[START MATERIAL TO PROCESS]
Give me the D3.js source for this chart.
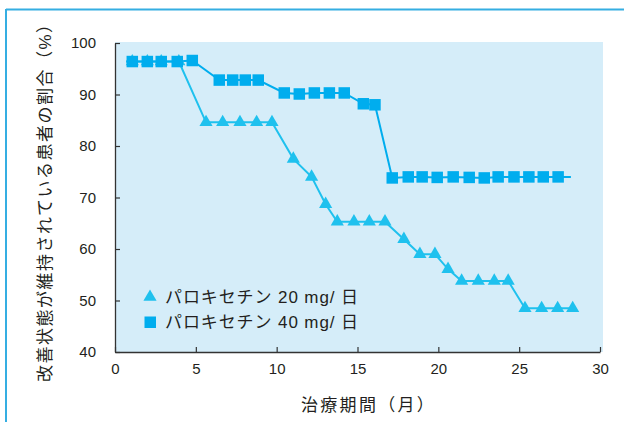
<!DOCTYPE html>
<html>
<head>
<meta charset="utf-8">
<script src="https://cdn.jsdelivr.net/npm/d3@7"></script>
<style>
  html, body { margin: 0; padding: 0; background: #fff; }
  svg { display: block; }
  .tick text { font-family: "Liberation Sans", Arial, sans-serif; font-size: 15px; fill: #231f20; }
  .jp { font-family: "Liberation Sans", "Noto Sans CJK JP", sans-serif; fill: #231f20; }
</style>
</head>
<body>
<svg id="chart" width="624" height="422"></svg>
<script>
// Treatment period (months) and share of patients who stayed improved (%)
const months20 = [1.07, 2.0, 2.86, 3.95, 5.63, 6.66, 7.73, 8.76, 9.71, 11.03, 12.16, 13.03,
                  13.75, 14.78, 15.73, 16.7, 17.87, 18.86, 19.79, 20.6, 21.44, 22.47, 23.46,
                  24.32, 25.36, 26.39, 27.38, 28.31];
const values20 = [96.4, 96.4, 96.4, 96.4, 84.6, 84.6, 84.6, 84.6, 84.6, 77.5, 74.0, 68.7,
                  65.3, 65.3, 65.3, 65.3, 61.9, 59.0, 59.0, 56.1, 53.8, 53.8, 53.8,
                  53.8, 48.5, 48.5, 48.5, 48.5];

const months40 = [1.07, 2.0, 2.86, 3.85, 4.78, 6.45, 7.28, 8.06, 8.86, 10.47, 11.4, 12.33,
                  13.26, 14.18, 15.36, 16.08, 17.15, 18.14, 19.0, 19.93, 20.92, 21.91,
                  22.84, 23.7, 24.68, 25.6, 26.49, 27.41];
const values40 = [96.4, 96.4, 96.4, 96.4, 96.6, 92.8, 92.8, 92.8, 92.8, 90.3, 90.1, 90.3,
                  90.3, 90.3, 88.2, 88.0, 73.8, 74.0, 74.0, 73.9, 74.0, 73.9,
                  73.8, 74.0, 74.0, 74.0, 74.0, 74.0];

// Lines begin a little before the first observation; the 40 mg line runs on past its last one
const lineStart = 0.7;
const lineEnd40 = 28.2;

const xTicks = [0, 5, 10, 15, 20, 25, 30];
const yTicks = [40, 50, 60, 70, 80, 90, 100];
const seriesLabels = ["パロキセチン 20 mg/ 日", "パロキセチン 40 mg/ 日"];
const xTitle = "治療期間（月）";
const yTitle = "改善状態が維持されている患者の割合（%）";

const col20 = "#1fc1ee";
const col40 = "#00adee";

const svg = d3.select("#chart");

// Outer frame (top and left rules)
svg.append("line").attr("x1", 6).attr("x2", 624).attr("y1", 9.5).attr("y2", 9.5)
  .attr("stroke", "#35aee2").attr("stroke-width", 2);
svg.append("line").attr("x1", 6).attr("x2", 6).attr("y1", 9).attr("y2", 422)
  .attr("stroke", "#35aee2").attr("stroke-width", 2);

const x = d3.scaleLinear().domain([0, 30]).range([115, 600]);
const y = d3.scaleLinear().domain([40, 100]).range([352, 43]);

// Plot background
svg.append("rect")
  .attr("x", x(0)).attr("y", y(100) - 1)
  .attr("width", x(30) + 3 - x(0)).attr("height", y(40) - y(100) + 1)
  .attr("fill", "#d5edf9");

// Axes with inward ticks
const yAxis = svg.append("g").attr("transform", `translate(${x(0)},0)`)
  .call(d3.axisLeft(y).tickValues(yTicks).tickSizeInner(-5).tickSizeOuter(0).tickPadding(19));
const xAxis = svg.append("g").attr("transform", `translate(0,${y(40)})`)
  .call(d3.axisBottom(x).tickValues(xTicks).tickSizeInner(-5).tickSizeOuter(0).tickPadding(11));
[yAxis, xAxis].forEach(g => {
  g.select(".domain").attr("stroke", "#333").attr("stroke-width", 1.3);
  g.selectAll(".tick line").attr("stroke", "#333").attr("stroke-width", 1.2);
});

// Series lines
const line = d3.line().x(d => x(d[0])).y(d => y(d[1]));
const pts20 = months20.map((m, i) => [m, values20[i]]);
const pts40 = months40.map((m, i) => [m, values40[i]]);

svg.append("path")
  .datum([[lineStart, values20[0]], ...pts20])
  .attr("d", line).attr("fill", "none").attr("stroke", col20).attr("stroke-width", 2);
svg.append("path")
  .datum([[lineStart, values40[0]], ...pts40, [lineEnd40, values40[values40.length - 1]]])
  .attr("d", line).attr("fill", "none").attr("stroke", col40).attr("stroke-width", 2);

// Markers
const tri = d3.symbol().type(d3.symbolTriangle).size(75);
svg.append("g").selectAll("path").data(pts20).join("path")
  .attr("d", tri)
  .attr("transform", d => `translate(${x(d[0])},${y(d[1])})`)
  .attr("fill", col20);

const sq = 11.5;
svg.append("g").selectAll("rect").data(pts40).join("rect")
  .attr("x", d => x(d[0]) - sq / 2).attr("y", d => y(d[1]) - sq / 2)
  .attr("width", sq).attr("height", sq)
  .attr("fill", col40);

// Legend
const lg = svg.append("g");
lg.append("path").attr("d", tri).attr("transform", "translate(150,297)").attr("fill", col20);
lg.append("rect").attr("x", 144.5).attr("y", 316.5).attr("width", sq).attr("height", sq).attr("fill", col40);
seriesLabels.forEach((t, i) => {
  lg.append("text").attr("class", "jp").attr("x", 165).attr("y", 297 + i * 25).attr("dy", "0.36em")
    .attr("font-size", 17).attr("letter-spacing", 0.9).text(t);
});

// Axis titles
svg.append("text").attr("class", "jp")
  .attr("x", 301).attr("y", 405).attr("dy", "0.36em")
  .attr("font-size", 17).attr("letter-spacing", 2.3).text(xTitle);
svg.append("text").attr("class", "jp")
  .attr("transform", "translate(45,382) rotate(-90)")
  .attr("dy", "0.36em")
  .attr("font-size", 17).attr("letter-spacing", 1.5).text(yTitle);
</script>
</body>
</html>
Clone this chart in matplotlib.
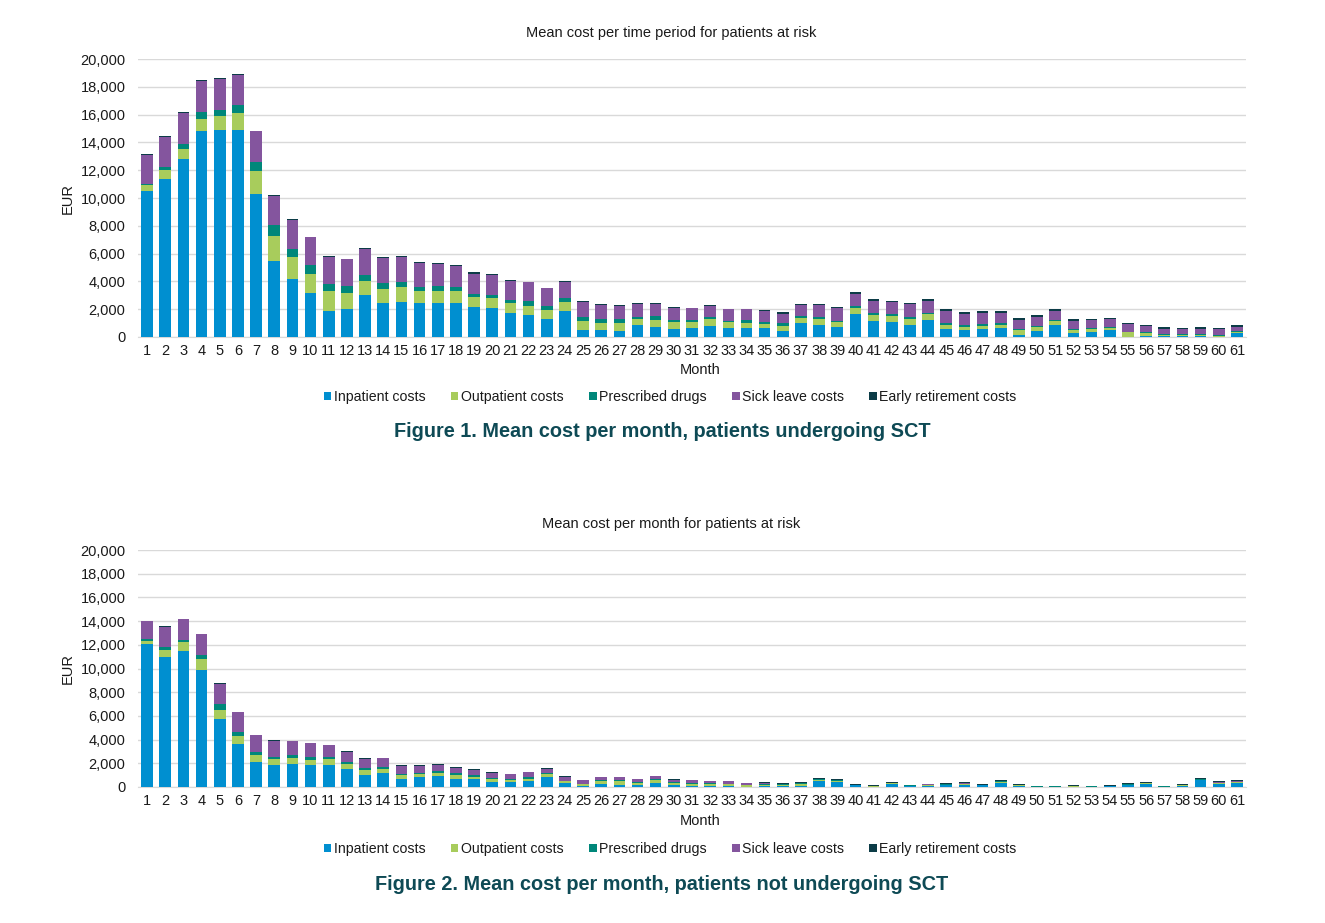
[END MATERIAL TO PROCESS]
#### GOAL
Pick out the lines containing the word "this" and show them.

#### FULL OUTPUT
Give me the D3.js source for this chart.
Clone this chart in matplotlib.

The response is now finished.